Bandcamp Picks of the Week 7/13/16
Here are two more stellar records you should check out, brought to you by Bandcamp Picks of the Week
Dragged Into Sunlight – WIDOWMAKER
Genre: Death Doom Metal
Favorite Tracks: “Parts I, II, and III”
Heavy metal is rife with with long-haired sycophants who will argue endlessly about the subgenres and sub-subgenres of metal and that this band or that falls under. Personally, I get most excited when I find bands that circumvent these discussions and defy easy categorization altogether. Dragged Into Sunlight is one of these bands, hailing from Glasgow and delivering a monolithic tower of extreme metal. Part I of this EP feels very much like something from the most ominous moments in Godspeed You! Black Emperor’s catalog, complete with small dashes of mournful violins and pianos. It proves to all be preamble for “Part II”, which manages to rip through elements of black metal, death metal, and stoner doom seamlessly in a crushing, relentless jam session. Somehow, the group spirals into an even more brutal and destructive climax on “Part III”, incorporating elements of power violence to really drive the record home. Despite having album art that looks like it was done by your weird friend in 9th grade history, this is one of the most mature and varied metal releases I’ve come across in quite awhile. You can soak it in here.

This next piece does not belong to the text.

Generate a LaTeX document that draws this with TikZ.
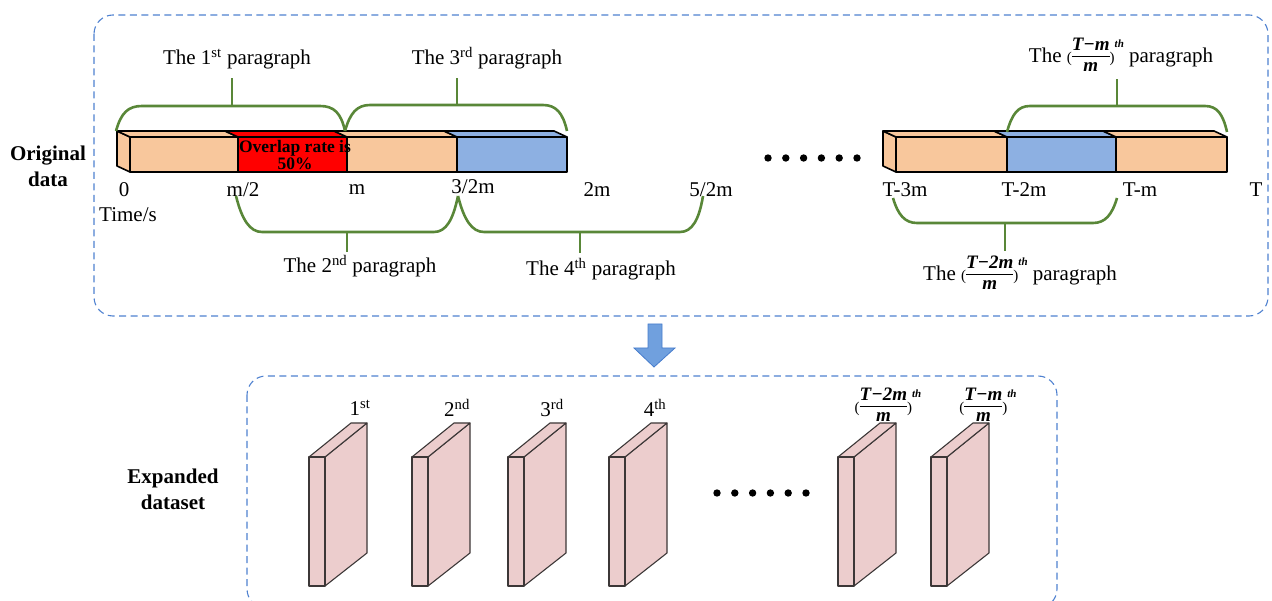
\documentclass[tikz,border=0pt]{standalone}
\usepackage{fontspec}
\setmainfont{Liberation Serif}
\definecolor{bracegreen}{RGB}{89,135,56}
\definecolor{dashblue}{RGB}{79,129,208}
\definecolor{segorange}{RGB}{248,199,156}
\definecolor{segblue}{RGB}{141,176,226}
\definecolor{segred}{RGB}{255,0,0}
\definecolor{slabpink}{RGB}{236,205,205}
\definecolor{slabedge}{RGB}{60,55,55}
\definecolor{arrowfill}{RGB}{112,160,222}
\definecolor{arrowedge}{RGB}{70,124,204}

% fraction label (T-...)/m with a small "th"
\newcommand\fracfont{\fontsize{19}{19}\selectfont\bfseries\itshape}
\newcommand\ratiolabel[1]{{\fontsize{15}{15}\selectfont(}{\renewcommand\arraystretch{0.85}\setlength\arrayrulewidth{1pt}%
  \begin{tabular}{@{}c@{}}\fracfont #1\\\hline\fracfont m\end{tabular}}%
  {\fontsize{15}{15}\selectfont)}\raisebox{1.5ex}{\fontsize{11}{11}\selectfont\bfseries\itshape th}}

% one coloured piece of the time bar: front face and top face
\newcommand\barpiece[3]{%
  \filldraw[fill=#3, bardraw] (#1,137) -- (#1-13,131) -- (#2-13,131) -- (#2,137) -- cycle;
  \filldraw[fill=#3, bardraw] (#1,137) rectangle (#2,172);
}

% one sample slab of the expanded dataset
\newcommand\drawslab[1]{%
  \filldraw[slab] (#1+16,457) -- (#1+58,423) -- (#1+58,553) -- (#1+16,586) -- cycle;
  \filldraw[slab] (#1,457) -- (#1+42,423) -- (#1+58,423) -- (#1+16,457) -- cycle;
  \filldraw[slab] (#1,457) rectangle (#1+16,586);
}

\tikzset{
  dashbox/.style={draw=dashblue, line width=1.1pt, dash pattern=on 7pt off 4.5pt, rounded corners=19pt},
  bardraw/.style={draw=black, line width=1.6pt, line join=round},
  slab/.style={fill=slabpink, draw=slabedge, line width=1.1pt, line join=round},
  bracepath/.style={draw=bracegreen, line width=2.6pt},
  lbl/.style={inner sep=0pt, font=\fontsize{21}{24}\selectfont},
  tick/.style={inner sep=0pt, font=\fontsize{21}{24}\selectfont},
  rowtitle/.style={inner sep=0pt, align=center, font=\fontsize{21}{26}\selectfont\bfseries},
}

\begin{document}
\begin{tikzpicture}[x=1pt, y=-1pt]
\useasboundingbox (0,0) rectangle (1272,601);

% frames
\draw[dashbox] (94,15) rectangle (1268,316);
\draw[dashbox] (247,376) rectangle (1057,608);

% row titles
\node[rowtitle] (orig) at (48,166) {Original\\data};
\node[rowtitle] (expd) at (173,489) {Expanded\\dataset};

% ---- left time bar ----
\filldraw[fill=segorange, bardraw] (130,137) -- (117,131) -- (117,166) -- (130,172) -- cycle;
\barpiece{130}{238}{segorange}
\barpiece{238}{347}{segred}
\barpiece{347}{457}{segorange}
\barpiece{457}{567}{segblue}
\node[inner sep=0pt, align=center, font=\fontsize{17.5}{17}\selectfont\bfseries] (ov) at (295,155) {Overlap rate is\\50\%};

% ---- right time bar ----
\filldraw[fill=segorange, bardraw] (896,137) -- (883,131) -- (883,166) -- (896,172) -- cycle;
\barpiece{896}{1007}{segorange}
\barpiece{1007}{1116}{segblue}
\barpiece{1116}{1227}{segorange}

% ellipsis dots
\foreach \i in {0,...,5} \fill (768+17.8*\i,158) circle (3.7);
\foreach \i in {0,...,5} \fill (717+17.8*\i,493) circle (3.7);

% time ticks
\node[tick] (t0) at (124,190) {0};
\node[tick] (t1) at (243,190) {m/2};
\node[tick] (t2) at (357,190) {m};
\node[tick] (t3) at (473,187) {3/2m};
\node[tick] (t4) at (597,190) {2m};
\node[tick] (t5) at (711,190) {5/2m};
\node[tick] (t6) at (905,190) {T-3m};
\node[tick] (t7) at (1024,190) {T-2m};
\node[tick] (t8) at (1140,190) {T-m};
\node[tick] (t9) at (1256,190) {T};
\node[tick] (tu) at (128,215) {Time/s};

% braces above the bars
\draw[bracepath] (116,131) .. controls (121,113) and (128,106) .. (142,106) -- (320,106) .. controls (334,106) and (341,113) .. (345,131);
\draw[bracepath] (232,106) -- (232,78);
\draw[bracepath] (345,131) .. controls (350,113) and (357,105) .. (370,105) -- (543,105) .. controls (556,105) and (563,113) .. (567,131);
\draw[bracepath] (457,105) -- (457,78);
\draw[bracepath] (1007,132) .. controls (1012,114) and (1018,106) .. (1030,106) -- (1205,106) .. controls (1217,106) and (1223,114) .. (1227,132);
\draw[bracepath] (1117,106) -- (1117,79);

% braces below the bars
\draw[bracepath] (236,196) .. controls (242,220) and (250,232) .. (262,232) -- (434,232) .. controls (446,232) and (453,220) .. (458,196);
\draw[bracepath] (347,232) -- (347,252);
\draw[bracepath] (458,196) .. controls (464,220) and (472,232) .. (484,232) -- (680,232) .. controls (692,232) and (699,220) .. (703,196);
\draw[bracepath] (580,232) -- (580,253);
\draw[bracepath] (893,198) .. controls (898,215) and (905,223) .. (917,223) -- (1093,223) .. controls (1105,223) and (1112,215) .. (1117,198);
\draw[bracepath] (1005,223) -- (1005,251);

% paragraph labels
\node[lbl] (p1) at (237,59) {The 1\textsuperscript{st} paragraph};
\node[lbl] (p3) at (487,58) {The 3\textsuperscript{rd} paragraph};
\node[lbl] (pn) at (1121,57) {The \ratiolabel{T−m} paragraph};
\node[lbl] (p2) at (360,266) {The 2\textsuperscript{nd} paragraph};
\node[lbl] (p4) at (601,269) {The 4\textsuperscript{th} paragraph};
\node[lbl] (pm) at (1020,275) {The \ratiolabel{T−2m} paragraph};

% downward arrow
\filldraw[fill=arrowfill, draw=arrowedge, line width=0.8pt, line join=miter]
  (648,324) -- (662,324) -- (662,348) -- (675,348) -- (654,367) -- (634,348) -- (648,348) -- cycle;

% expanded dataset slabs
\drawslab{309}
\drawslab{412}
\drawslab{508}
\drawslab{609}
\drawslab{838}
\drawslab{931}

\node[lbl] (s1) at (360,408) {1\textsuperscript{st}};
\node[lbl] (s2) at (457,408) {2\textsuperscript{nd}};
\node[lbl] (s3) at (552,408) {3\textsuperscript{rd}};
\node[lbl] (s4) at (655,408) {4\textsuperscript{th}};
\node[lbl] (s5) at (888,407) {\ratiolabel{T−2m}};
\node[lbl] (s6) at (988,407) {\ratiolabel{T−m}};
\end{tikzpicture}
\end{document}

Genre: Jazz Rock, Jazz Fusion
Favorite Tracks: “Razja,” “Metanol,” “Krew,” “Trezba to zrobic”
“Polish instrumental jazz fusion” is a term which, understandably may send many listeners scurrying for the hills. Additionally, a black and white album cover with a creepy Aryan boy gazing directly at the viewer sets very specific expectations about what’s in store. In a pleasant turn of events, however, Niechęć gleefully subvert these expectations on their self-titled release and create a genuinely bizarre record. What Niechęć really excels at is playing with dramatic tension, steadily building up to incredibly intense solos and then sinking back into more mellow grooves. The bleeding, chaotic saxophone solo on “Metanol” is enough to leave anyone breathless, especially when coupled with the driving, unwavering piano work keeping things steady. Perhaps what keeps it all dynamic is that one instrument never dominates over the rest, all the core musicians in the group are given time to shine as soloists, and the solos never feel tacked on to isolated compositions but rather integral to them. This is a record that probably won’t make many end of the year lists, but is a 2016 oddity worth taking a listen to here.